- Theatrical release poster
- Directed by: Kausikan
- Screenplay by: Kausikan
- Dialogue by: A. L. Narayanan
- Story by: Kausikan
- Produced by: Venkat Varadhan
- Starring: A. V. M. Rajan; Sowcar Janaki; Vennira Aadai Nirmala;
- Cinematography: B. Ramachandrayya
- Edited by: S. I. Perumal
- Music by: T. K. Ramamoorthy
- Production company: Chitra Lok Productions
- Release date: 14 January 1973;
- Country: India
- Language: Tamil

= Prarthanai =

Prarthanai (/prɑːrθənaɪ/ ) is a 1973 Indian Tamil-language film directed and co-written by Kausikan.

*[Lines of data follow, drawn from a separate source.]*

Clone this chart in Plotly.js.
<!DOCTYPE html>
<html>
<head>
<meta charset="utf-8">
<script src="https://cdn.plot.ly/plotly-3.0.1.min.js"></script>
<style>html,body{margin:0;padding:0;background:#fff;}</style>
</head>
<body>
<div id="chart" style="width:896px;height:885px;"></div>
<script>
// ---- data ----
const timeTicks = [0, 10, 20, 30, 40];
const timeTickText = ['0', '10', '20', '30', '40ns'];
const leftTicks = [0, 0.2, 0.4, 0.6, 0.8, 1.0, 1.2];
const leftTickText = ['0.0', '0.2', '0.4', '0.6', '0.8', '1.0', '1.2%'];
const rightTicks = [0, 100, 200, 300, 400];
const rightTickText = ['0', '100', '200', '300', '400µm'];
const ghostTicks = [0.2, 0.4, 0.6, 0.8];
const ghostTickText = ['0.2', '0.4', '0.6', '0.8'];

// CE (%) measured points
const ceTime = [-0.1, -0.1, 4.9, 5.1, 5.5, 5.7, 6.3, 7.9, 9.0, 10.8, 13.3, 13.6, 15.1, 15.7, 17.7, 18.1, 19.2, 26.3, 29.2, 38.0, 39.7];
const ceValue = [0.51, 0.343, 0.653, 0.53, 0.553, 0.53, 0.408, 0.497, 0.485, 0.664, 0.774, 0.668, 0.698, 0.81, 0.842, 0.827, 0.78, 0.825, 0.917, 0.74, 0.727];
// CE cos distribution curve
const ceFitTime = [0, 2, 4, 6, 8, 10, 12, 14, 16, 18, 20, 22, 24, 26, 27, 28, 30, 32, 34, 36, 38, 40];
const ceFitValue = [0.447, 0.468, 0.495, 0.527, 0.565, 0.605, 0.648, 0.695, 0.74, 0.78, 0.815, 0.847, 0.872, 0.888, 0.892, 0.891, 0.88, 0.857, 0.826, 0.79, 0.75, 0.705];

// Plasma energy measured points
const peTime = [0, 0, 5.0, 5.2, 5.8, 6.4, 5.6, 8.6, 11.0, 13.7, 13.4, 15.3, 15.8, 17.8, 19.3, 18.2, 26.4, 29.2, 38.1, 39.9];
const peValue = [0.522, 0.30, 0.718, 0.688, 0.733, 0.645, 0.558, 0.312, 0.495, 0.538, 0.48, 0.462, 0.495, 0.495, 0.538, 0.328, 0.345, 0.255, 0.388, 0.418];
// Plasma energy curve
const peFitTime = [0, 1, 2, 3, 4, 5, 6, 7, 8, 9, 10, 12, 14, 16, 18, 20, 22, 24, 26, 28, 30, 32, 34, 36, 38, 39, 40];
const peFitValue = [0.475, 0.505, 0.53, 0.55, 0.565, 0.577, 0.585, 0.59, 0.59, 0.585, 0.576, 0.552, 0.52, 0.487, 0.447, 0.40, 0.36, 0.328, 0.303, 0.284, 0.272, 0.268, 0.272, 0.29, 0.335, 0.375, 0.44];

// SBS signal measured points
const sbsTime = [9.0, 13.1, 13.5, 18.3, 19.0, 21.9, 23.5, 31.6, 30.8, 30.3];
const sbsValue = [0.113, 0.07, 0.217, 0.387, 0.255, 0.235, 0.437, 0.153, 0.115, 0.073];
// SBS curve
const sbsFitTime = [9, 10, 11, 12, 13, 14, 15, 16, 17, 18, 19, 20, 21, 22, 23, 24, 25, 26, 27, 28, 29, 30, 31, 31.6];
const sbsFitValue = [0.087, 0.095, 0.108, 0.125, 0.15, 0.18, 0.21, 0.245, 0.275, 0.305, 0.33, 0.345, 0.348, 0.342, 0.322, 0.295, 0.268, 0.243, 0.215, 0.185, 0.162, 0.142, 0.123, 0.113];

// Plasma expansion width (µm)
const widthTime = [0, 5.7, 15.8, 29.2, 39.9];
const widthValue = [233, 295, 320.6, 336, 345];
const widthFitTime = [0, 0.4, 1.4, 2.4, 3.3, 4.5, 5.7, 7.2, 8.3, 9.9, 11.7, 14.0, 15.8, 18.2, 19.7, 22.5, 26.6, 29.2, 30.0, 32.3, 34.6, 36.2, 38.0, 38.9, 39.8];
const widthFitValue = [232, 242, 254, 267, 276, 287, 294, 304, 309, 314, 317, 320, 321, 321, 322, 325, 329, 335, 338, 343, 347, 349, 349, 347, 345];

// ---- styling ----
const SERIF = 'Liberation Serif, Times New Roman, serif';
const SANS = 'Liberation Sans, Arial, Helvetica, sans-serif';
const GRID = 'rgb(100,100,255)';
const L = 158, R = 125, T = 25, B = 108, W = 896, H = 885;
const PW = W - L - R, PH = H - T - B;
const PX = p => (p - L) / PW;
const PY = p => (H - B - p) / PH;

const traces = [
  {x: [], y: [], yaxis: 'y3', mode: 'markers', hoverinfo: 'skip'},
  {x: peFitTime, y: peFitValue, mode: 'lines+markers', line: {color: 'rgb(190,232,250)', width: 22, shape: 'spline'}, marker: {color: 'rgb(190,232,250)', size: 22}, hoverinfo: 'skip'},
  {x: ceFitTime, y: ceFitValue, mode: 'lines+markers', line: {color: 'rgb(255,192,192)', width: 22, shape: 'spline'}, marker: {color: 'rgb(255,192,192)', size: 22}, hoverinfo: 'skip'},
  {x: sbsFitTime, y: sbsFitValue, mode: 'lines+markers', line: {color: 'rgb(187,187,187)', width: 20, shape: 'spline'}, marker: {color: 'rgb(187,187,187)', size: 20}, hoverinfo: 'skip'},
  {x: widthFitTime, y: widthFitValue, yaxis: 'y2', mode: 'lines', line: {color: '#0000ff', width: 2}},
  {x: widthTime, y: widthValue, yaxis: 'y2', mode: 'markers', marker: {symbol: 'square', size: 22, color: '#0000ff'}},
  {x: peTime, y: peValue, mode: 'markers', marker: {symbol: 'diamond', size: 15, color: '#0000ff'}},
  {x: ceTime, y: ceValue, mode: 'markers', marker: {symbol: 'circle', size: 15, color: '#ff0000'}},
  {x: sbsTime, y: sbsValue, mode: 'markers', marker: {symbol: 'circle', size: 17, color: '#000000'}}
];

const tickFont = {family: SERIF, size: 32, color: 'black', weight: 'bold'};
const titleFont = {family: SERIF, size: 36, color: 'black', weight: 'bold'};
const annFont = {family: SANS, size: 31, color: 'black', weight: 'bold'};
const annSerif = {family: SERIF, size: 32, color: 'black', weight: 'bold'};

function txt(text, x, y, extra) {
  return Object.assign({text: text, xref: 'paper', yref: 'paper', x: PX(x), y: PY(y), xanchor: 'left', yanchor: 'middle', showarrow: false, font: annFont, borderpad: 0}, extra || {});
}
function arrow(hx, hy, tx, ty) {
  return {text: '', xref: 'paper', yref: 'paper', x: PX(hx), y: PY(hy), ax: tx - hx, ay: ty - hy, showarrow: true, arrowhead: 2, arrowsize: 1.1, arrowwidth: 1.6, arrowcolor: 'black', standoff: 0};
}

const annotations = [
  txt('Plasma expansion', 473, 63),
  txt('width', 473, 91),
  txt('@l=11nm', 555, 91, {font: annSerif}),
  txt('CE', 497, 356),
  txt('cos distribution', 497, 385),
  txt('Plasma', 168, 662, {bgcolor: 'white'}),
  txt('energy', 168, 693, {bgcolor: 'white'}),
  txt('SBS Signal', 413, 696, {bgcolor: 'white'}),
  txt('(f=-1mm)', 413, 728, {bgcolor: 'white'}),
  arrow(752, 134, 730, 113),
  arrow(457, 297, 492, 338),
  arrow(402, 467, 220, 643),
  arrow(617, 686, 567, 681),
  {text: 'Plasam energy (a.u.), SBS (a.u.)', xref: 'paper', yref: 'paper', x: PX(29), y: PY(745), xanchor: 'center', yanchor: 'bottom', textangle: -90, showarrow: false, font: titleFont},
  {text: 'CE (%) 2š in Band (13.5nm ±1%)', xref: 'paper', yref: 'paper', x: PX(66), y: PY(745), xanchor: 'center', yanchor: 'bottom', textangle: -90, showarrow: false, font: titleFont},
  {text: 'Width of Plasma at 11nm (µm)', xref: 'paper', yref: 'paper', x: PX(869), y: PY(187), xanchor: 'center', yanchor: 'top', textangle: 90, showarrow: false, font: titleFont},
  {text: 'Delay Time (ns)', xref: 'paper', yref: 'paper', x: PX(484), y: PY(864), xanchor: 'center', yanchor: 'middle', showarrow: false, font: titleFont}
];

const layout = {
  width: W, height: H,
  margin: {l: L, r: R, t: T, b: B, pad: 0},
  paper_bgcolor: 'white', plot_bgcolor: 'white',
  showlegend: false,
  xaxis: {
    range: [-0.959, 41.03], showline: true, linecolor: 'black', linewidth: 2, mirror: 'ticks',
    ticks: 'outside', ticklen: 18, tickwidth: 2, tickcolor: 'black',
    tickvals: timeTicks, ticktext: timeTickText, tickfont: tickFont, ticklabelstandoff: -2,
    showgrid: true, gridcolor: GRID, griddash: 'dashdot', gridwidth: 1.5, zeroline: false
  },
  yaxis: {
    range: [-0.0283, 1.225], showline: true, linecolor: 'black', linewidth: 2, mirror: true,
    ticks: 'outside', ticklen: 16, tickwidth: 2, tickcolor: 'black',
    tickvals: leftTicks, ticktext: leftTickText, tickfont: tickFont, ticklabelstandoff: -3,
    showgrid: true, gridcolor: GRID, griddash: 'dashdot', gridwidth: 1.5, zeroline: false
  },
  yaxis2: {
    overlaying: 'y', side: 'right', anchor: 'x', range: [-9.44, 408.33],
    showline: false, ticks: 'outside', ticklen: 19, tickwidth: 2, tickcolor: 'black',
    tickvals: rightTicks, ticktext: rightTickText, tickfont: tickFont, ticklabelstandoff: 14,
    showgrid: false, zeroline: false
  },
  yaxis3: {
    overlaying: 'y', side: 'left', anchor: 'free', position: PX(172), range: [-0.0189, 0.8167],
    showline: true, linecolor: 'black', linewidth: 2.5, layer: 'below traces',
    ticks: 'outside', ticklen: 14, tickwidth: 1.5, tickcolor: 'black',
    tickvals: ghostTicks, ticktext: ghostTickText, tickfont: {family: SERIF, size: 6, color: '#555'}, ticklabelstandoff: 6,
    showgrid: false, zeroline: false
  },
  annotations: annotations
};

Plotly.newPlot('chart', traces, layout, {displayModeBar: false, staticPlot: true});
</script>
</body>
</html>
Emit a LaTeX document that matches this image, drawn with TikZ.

The film stars A. V. M. Rajan, Sowcar Janaki and Vennira Aadai Nirmala, with Srikanth and Sasikumar in supporting roles. It was released on 14 January 1973.

== Soundtrack ==
The music was composed by T. K. Ramamoorthy, with lyrics by Vaali.

Track listing
| No. | Title | Singer(s) | Length |
|---|---|---|---|
| 1. | "Kadhal Piranthadhu" | P. Susheela |  |
| 2. | "Oru Vaarthai Nee" | T. M. Soundararajan, P. Susheela |  |

== Critical reception ==
Kanthan of Kalki called the story as somewhat innovative, but felt it could have had better pacing as the songs were dragging. Navamani applauded the director for taking an ordinary, clichéd story and making it watchable.